In the same way as when people work from home having had a structured routine in an office, or upon retirement, it is essential to continue positive health behaviours and include a routine if this helps you.

This means getting up at a set time, going to bed at a set time, ensuring that you get dressed before a certain time each day, eating healthily and regularly, drinking lots of water, sleeping well and making sure you do some exercise. This may be walking around the garden, doing some exercises in the house on the many free exercise classes being offered, cleaning or anything that keeps you active. If you are in self-isolation it is even more important to keep up with this to maintain your physical and mental health. It can be helpful to write a list of behaviours that you tend to find energy zapping or energising to ensure that you have the right balance of energising behaviours in your day. It can also help to keep a thought diary in order to identify what thoughts are currently ruminating in your mind and how they impact how you feel and act. If you are in the position of finding that you have more work and are doing longer hours, it is even more important to factor in breaks for exercise, rest and find ways to signify the ‘end of the working day’ as this is much harder in the absence of a commute, a separate living-working space and being surrounded by others.

If you are in a state of panic and anxiety, ensuring that your basic physical needs are met will help combat the flight / fight mode that will be activated.

Use digital technology to connect

Even small conversations are important in these times so ask for support or rely on family and friends more if you are lacking connection. Also most therapeutic services, therapists, physios, GPs are online now so make sure that you access the support you need. Most the time professional support services can offer a range of platforms to deliver services on, including the telephone, so do not let a lack of internet, devices or personal space deter you from that. There is no need for anyone to go through this time in literal isolation. I have had to conduct a number of therapy sessions with people sitting in their cars as this is the only space they can get and we are all having to be flexible and human in findings ways to work around the limitations.

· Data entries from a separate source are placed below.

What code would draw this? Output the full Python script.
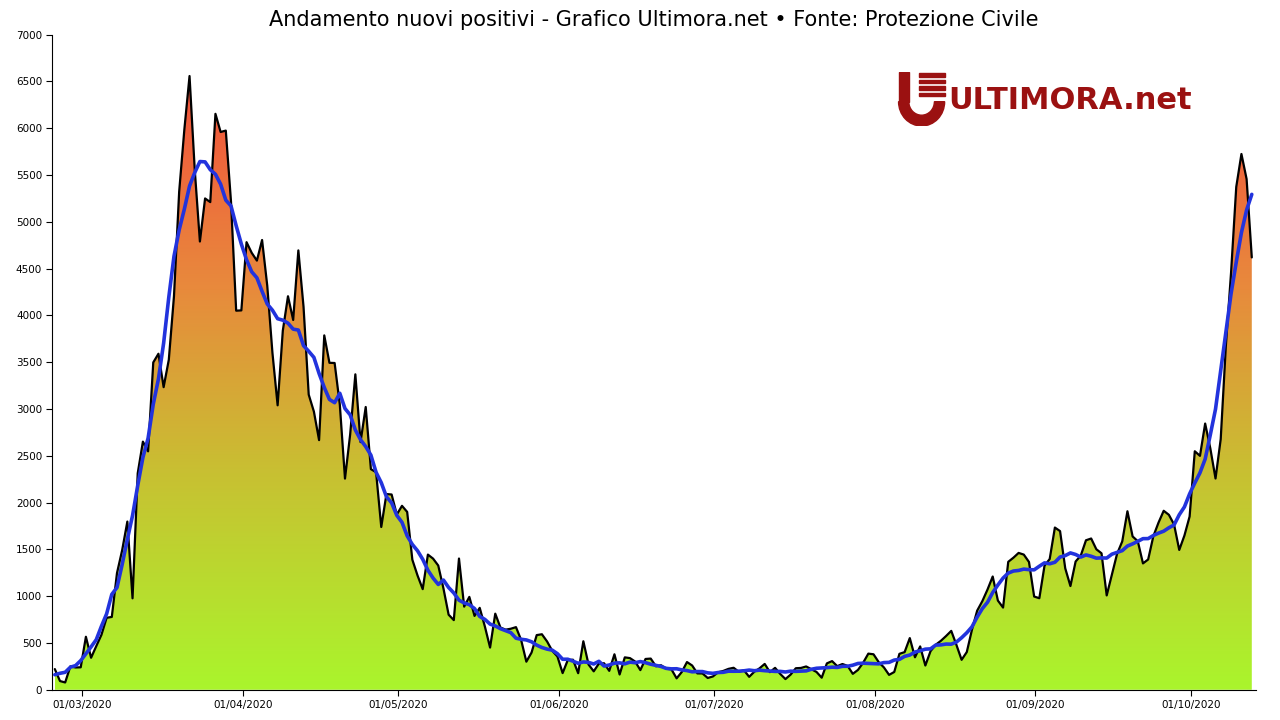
import numpy as np, pandas as pd, seaborn as sns, matplotlib
matplotlib.use("Agg")
import matplotlib.pyplot as plt
import matplotlib.dates as mdates
from matplotlib.colors import LinearSegmentedColormap
from matplotlib.patches import Wedge, Rectangle

start_date = "2020-02-24 18:00"
nuovi_positivi = [221,93,78,250,238,240,566,342,466,587,769,778,1247,1492,1797,977,2313,2651,2547,3497,3590,3233,3526,4207,5322,5986,6557,5560,4789,5249,5210,6153,5959,5974,5217,4050,4053,4782,4668,4585,4805,4316,3599,3039,3836,4204,3951,4694,4092,3153,2972,2667,3786,3493,3491,3047,2256,2729,3370,2646,3021,2357,2324,1739,2091,2086,1872,1965,1900,1389,1221,1075,1444,1401,1327,1083,802,744,1402,888,992,789,875,675,451,813,665,642,652,669,531,300,397,584,593,516,416,355,178,318,321,177,518,270,197,280,283,202,379,163,346,338,301,210,329,333,251,262,224,218,122,190,296,259,175,174,126,142,187,201,223,235,192,208,138,193,229,276,188,234,169,114,162,230,233,249,219,190,129,282,306,252,275,255,170,212,289,386,379,295,239,159,190,384,402,552,347,463,259,412,481,523,574,629,479,320,403,642,845,947,1071,1210,953,878,1367,1411,1462,1444,1365,996,978,1326,1397,1733,1695,1297,1108,1370,1434,1597,1616,1501,1458,1008,1229,1452,1585,1907,1638,1587,1350,1392,1640,1786,1912,1869,1766,1494,1648,1851,2548,2499,2844,2578,2257,2677,3678,4458,5372,5724,5456,4619]
title = "Andamento nuovi positivi - Grafico Ultimora.net • Fonte: Protezione Civile"
y_ticks = list(range(0, 7001, 500))

dates = pd.date_range(start_date, periods=len(nuovi_positivi), freq="D")
df = pd.DataFrame({"data": dates, "nuovi": nuovi_positivi})
df["media"] = df["nuovi"].rolling(7, center=True, min_periods=1).mean()

sns.set_style("white")
plt.rcParams['font.family'] = ['DejaVu Sans']
fig = plt.figure(figsize=(12.8, 7.2), dpi=100)
ax = fig.add_axes([0.041, 0.042, 0.940, 0.910])

x = mdates.date2num(df["data"])
cmap = LinearSegmentedColormap.from_list(
    "g", [(0, "#aaf52c"), (0.35, "#c8c032"), (0.65, "#e88a3c"), (1.0, "#f2503c")])
poly = ax.fill_between(x, 0, df["nuovi"], color="none")
grad = np.linspace(0, 7000 / 6600, 256).reshape(-1, 1)
im = ax.imshow(np.clip(grad, 0, 1), cmap=cmap, vmin=0, vmax=1, aspect="auto", origin="lower",
               extent=[x[0], x[-1], 0, 7000], zorder=1)
im.set_clip_path(poly.get_paths()[0], transform=ax.transData)

sns.lineplot(data=df, x="data", y="nuovi", color="black", lw=1.6, ax=ax, zorder=3)
sns.lineplot(data=df, x="data", y="media", color="#2233dd", lw=2.6, ax=ax, zorder=4)

x0 = mdates.date2num(pd.Timestamp("2020-02-24"))
ax.set_xlim(x0 + 0.3, x0 + 232.5)
ax.set_ylim(0, 7000)
ax.set_yticks(y_ticks)
ax.xaxis.set_major_locator(mdates.MonthLocator(bymonthday=1))
ax.xaxis.set_major_formatter(mdates.DateFormatter("%d/%m/%Y"))
ax.tick_params(labelsize=7.5, length=4, direction="out", left=True, bottom=True, colors="black")
ax.set_xlabel(""); ax.set_ylabel("")
for s in ["top", "right"]:
    ax.spines[s].set_visible(False)
for s in ["left", "bottom"]:
    ax.spines[s].set_color("black")
ax.set_title(title, fontsize=15, pad=6, color="black")

# logo
red = "#9b1111"
fig.text(0.741, 0.861, "ULTIMORA.net", fontsize=22, fontweight="bold", color=red, va="center")
lax = fig.add_axes([0.700, 0.825, 0.040, 0.075]); lax.axis("off")
lax.set_xlim(0, 1); lax.set_ylim(0, 1)
lax.add_patch(Wedge((0.5, 0.45), 0.45, 180, 360, width=0.2, color=red))
lax.add_patch(Rectangle((0.05, 0.45), 0.2, 0.55, color=red))
for i in range(4):
    lax.add_patch(Rectangle((0.45, 0.55 + i * 0.12), 0.5, 0.07, color=red))

fig.savefig("out.png", dpi=100)
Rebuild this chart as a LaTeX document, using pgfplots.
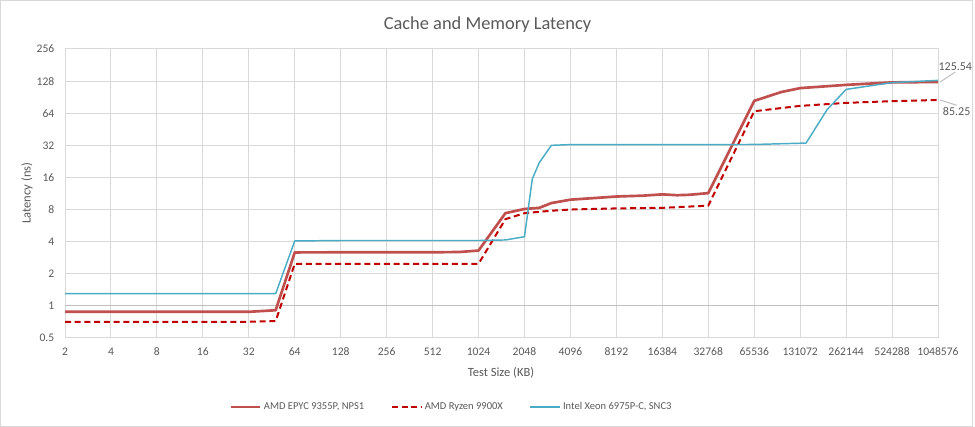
\documentclass[border=0pt]{standalone}
\usepackage{pgfplots}
\pgfplotsset{compat=1.18}
\usepackage{fontspec}
\setmainfont{Carlito}

\definecolor{epyc}{HTML}{C0504D}
\definecolor{ryzen}{HTML}{C00000}
\definecolor{xeon}{HTML}{4BACC6}
\definecolor{gridc}{HTML}{D9D9D9}
\definecolor{axisc}{HTML}{BFBFBF}
\definecolor{txt}{HTML}{595959}

\begin{document}
\begin{tikzpicture}
% 1px of the reference = 0.75pt
\useasboundingbox (0,0) rectangle (731.25pt,320.25pt);
\draw[gridc, line width=0.75pt] (0.4pt,0.4pt) rectangle (729.5pt,319.85pt);

\node[txt, font=\fontsize{13.8}{16}\selectfont] at (365.6pt,301.5pt) {Cache and Memory Latency};
\node[txt, rotate=90, font=\fontsize{9.4}{11}\selectfont] at (20.25pt,175.5pt) {Latency (ns)};
\node[txt, font=\fontsize{9.4}{11}\selectfont] at (375.75pt,40.7pt) {Test Size (KB)};

\begin{axis}[
    at={(48.75pt,66.75pt)}, anchor=south west,
    scale only axis, width=654.75pt, height=216.75pt,
    xmode=log, log basis x=2, ymode=log, log basis y=2,
    xmin=2, xmax=1048576, ymin=0.5, ymax=256,
    clip=false,
    xtick={2,4,8,16,32,64,128,256,512,1024,2048,4096,8192,16384,32768,65536,131072,262144,524288,1048576},
    xticklabels={2,4,8,16,32,64,128,256,512,1024,2048,4096,8192,16384,32768,65536,131072,262144,524288,1048576},
    ytick={0.5,1,2,4,8,16,32,64,128,256},
    yticklabels={0.5,1,2,4,8,16,32,64,128,256},
    extra y ticks={1}, extra y tick labels={},
    extra y tick style={grid style={axisc, line width=0.75pt}},
    major tick length=0pt,
    grid=major,
    grid style={gridc, line width=0.75pt},
    axis line style={draw=gridc, line width=0.75pt},
    tick label style={txt, font=\fontsize{8.7}{11}\selectfont},
    xticklabel style={yshift=-4pt},
    yticklabel style={xshift=-4.5pt},
    legend style={at={(0.443,-0.239)}, anchor=center, draw=none, fill=none,
        legend columns=3, text=txt, font=\fontsize{7.9}{10}\selectfont,
        /tikz/every even column/.append style={column sep=18pt}},
    legend image code/.code={\draw[#1] (0pt,0pt) -- (22pt,0pt);},
]
% AMD EPYC 9355P, NPS1
\addplot[epyc, line width=2pt, line join=round] coordinates {
(2,0.88)(4,0.88)(8,0.88)(16,0.88)(32,0.88)(48,0.91)(64,3.17)(128,3.18)(256,3.18)(512,3.18)(768,3.2)(1024,3.3)
(1536,7.4)(2048,8.1)(2560,8.3)(3072,9.2)(4096,9.9)(6144,10.3)(8192,10.6)(12288,10.8)(16384,11.1)(20480,10.9)(24576,11.0)(32768,11.4)
(65536,83.5)(98304,101)(131072,110)(262144,118)(524288,124.5)(1048576,125.54)
};
\addlegendentry{AMD EPYC 9355P, NPS1}
% AMD Ryzen 9900X
\addplot[ryzen, line width=1.5pt, dash pattern=on 4.5pt off 2.8pt] coordinates {
(2,0.71)(4,0.71)(8,0.71)(16,0.71)(32,0.71)(48,0.72)(64,2.48)(128,2.48)(256,2.48)(512,2.48)(1024,2.48)
(1536,6.5)(2048,7.4)(3072,7.8)(4096,8.0)(8192,8.2)(16384,8.3)(32768,8.7)
(65536,66.8)(131072,75)(262144,80)(524288,83)(1048576,85.25)
};
\addlegendentry{AMD Ryzen 9900X}
% Intel Xeon 6975P-C, SNC3
\addplot[xeon, line width=1.1pt, line join=round] coordinates {
(2,1.3)(4,1.3)(8,1.3)(16,1.3)(32,1.3)(48,1.3)(64,4.06)(128,4.1)(256,4.1)(512,4.1)(1024,4.1)
(1536,4.15)(2048,4.45)(2304,15.5)(2560,22)(3072,32)(4096,32.5)(8192,32.5)(16384,32.5)(32768,32.5)
(65536,32.6)(143360,33.6)(196608,69)(262144,107)(524288,124)(1048576,130)
};
\addlegendentry{Intel Xeon 6975P-C, SNC3}

\draw[axisc, line width=0.75pt] ([xshift=1.5pt]axis cs:1048576,125.54) -- ++(11.5pt,7.5pt)
    node[above, inner sep=1pt, txt, font=\fontsize{9}{11}\selectfont] {125.54};
\draw[axisc, line width=0.75pt] ([xshift=1.5pt]axis cs:1048576,85.25) -- ++(12.5pt,-4pt)
    node[below, inner sep=1.5pt, txt, font=\fontsize{9}{11}\selectfont] {85.25};
\end{axis}
\end{tikzpicture}
\end{document}
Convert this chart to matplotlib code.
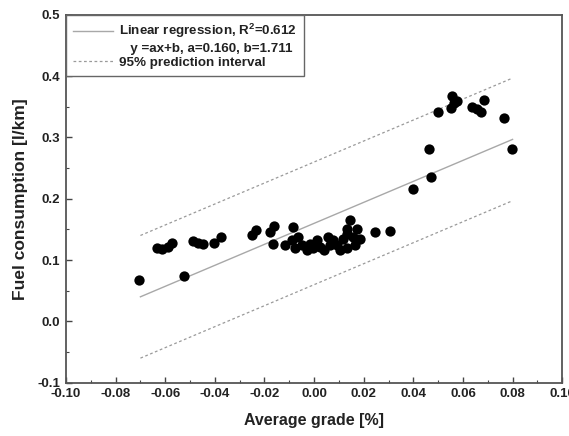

Take this time to return to the simple things (enjoy a good song, book, film, garden, speak to friends you have lost touch with, take time to appreciate your surroundings on a walk). Do the things that you never have time to – learn to play an instrument, sow, paint, write a book or article, try a new language on duolingo for your next holiday, use the time to organise/throw things out, do things to the house you always put off, spend time fully immersing yourself in play with your children. Shift your mindset to embrace the lessons and potential growth this time is presenting us with. As with all suffering, we can get through it when we realise the lessons it is personally teaching us.